## What is needed
Output the lines below exactly, please, from the first line until the line with "from matplotlib.legend_handler import", counting both.

## Data provided

--------------------------------

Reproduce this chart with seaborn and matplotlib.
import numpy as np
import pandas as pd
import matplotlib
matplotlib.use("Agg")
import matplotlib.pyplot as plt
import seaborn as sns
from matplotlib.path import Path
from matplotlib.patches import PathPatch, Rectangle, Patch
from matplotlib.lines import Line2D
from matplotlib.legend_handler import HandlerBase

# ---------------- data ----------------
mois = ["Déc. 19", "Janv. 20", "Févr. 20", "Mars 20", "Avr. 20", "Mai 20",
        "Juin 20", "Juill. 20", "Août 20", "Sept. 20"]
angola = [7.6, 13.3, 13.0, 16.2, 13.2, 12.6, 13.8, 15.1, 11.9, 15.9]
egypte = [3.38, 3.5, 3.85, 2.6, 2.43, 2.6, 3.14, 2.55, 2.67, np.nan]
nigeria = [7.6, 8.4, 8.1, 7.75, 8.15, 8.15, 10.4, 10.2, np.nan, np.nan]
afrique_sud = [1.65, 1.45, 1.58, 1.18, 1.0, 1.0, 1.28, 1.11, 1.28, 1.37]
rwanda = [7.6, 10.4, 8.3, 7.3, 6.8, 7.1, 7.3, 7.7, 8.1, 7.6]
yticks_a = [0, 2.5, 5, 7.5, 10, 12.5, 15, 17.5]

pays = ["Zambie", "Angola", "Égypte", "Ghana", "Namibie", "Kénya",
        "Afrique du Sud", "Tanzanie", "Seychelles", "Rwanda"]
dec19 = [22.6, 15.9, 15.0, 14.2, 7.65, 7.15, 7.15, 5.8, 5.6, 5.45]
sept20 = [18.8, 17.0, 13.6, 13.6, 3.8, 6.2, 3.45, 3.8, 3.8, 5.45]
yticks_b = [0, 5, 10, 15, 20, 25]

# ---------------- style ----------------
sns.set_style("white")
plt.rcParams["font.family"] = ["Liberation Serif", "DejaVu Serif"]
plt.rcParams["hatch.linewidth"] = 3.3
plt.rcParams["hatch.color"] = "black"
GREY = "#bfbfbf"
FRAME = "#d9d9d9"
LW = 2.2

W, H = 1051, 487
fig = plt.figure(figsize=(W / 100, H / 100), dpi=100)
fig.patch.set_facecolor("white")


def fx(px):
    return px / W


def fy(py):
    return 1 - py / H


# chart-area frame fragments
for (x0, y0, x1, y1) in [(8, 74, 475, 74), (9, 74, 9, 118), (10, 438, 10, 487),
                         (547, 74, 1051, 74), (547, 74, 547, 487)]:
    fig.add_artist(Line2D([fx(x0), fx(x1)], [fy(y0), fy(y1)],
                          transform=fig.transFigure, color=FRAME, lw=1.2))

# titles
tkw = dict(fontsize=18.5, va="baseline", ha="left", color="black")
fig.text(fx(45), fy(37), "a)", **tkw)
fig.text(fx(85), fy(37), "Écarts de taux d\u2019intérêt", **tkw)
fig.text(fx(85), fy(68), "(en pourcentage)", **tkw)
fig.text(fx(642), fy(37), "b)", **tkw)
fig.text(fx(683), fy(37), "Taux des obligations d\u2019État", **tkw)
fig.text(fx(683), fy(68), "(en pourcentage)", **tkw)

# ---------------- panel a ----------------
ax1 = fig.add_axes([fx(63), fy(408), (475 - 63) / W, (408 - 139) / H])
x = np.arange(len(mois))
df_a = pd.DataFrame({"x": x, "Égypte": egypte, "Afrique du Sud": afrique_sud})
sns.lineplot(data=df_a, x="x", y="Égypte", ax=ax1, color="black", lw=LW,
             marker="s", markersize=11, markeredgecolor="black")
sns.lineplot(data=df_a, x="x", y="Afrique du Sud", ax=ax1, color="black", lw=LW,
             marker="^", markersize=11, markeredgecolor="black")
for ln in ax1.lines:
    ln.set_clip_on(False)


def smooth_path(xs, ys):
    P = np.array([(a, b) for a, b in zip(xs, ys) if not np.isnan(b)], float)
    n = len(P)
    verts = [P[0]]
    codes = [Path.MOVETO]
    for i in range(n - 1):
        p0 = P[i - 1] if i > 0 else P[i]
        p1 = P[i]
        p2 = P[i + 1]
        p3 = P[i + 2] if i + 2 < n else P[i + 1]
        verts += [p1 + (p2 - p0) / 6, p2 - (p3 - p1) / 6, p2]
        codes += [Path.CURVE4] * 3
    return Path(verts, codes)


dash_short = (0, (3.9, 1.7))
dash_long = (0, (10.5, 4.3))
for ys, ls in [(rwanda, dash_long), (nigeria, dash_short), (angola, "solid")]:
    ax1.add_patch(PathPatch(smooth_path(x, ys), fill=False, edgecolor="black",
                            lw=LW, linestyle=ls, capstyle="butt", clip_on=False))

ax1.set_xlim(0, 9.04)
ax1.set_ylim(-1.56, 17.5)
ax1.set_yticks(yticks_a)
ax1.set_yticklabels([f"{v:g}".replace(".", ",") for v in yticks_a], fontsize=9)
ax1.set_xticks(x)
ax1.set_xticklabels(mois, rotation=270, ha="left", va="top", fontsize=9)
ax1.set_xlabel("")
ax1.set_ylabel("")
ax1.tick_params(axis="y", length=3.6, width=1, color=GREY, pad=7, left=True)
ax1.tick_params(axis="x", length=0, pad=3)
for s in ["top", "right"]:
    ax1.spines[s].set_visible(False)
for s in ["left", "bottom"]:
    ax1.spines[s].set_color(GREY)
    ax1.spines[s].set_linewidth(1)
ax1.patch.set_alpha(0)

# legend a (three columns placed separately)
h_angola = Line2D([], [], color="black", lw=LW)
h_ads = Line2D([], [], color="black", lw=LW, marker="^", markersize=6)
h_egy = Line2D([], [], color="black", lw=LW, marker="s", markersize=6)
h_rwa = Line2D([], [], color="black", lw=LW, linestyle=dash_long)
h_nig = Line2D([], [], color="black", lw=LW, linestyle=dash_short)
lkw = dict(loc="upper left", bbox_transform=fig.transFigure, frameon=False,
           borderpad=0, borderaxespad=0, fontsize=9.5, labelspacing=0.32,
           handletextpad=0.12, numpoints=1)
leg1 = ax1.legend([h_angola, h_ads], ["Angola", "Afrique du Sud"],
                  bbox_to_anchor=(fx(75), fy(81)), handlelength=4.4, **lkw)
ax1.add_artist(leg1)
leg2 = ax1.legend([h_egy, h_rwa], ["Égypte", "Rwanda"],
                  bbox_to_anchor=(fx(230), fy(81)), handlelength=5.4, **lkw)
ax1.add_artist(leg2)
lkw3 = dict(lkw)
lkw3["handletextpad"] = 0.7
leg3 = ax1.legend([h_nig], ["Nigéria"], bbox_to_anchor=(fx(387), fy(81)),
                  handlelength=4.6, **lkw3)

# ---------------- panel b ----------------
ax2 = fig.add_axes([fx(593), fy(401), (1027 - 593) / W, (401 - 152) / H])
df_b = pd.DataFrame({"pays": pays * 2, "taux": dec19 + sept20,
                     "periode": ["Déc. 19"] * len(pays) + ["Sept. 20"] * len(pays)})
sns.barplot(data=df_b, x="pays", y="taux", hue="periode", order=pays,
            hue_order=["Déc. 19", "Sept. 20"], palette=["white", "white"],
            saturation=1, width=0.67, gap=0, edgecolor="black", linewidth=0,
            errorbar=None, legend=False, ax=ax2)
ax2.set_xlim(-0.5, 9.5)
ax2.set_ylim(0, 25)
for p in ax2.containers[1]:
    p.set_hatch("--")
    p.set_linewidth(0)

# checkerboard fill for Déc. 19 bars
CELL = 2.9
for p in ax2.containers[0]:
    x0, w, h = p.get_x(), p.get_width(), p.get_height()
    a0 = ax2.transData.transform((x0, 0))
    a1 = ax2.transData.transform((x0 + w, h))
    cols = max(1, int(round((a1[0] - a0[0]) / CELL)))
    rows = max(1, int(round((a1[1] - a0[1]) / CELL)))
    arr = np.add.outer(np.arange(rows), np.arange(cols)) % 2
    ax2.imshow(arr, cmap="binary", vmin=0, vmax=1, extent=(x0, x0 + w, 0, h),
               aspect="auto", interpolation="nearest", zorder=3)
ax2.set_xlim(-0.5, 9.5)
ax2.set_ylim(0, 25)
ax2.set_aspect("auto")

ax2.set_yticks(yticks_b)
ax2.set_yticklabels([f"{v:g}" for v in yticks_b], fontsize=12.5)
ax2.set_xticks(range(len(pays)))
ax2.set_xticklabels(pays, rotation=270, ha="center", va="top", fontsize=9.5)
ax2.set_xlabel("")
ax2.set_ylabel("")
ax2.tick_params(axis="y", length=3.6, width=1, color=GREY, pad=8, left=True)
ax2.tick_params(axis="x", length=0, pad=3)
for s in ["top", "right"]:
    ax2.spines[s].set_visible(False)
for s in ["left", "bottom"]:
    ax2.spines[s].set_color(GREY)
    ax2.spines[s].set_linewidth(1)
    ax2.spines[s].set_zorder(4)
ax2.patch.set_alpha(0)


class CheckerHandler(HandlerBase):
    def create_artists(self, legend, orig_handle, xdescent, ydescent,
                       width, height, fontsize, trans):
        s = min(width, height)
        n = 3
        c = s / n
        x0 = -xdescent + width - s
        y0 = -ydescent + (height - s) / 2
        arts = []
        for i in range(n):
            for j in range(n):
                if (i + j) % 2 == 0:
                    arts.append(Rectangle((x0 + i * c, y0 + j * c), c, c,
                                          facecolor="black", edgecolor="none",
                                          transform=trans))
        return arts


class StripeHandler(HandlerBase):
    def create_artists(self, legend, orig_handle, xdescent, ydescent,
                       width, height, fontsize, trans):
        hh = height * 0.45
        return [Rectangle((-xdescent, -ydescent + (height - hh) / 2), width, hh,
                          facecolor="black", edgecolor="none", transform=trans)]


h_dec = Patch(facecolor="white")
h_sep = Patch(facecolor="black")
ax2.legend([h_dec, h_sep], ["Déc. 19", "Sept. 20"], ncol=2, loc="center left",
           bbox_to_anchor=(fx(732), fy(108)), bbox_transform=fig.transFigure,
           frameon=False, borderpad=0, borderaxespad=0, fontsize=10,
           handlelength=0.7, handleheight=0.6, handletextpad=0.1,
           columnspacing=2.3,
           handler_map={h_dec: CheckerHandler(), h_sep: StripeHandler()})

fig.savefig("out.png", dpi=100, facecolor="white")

--------------------------------

## Completed task
Reproduce this chart with seaborn and matplotlib.
import numpy as np
import pandas as pd
import matplotlib
matplotlib.use("Agg")
import matplotlib.pyplot as plt
import seaborn as sns
from matplotlib.path import Path
from matplotlib.patches import PathPatch, Rectangle, Patch
from matplotlib.lines import Line2D
from matplotlib.legend_handler import HandlerBase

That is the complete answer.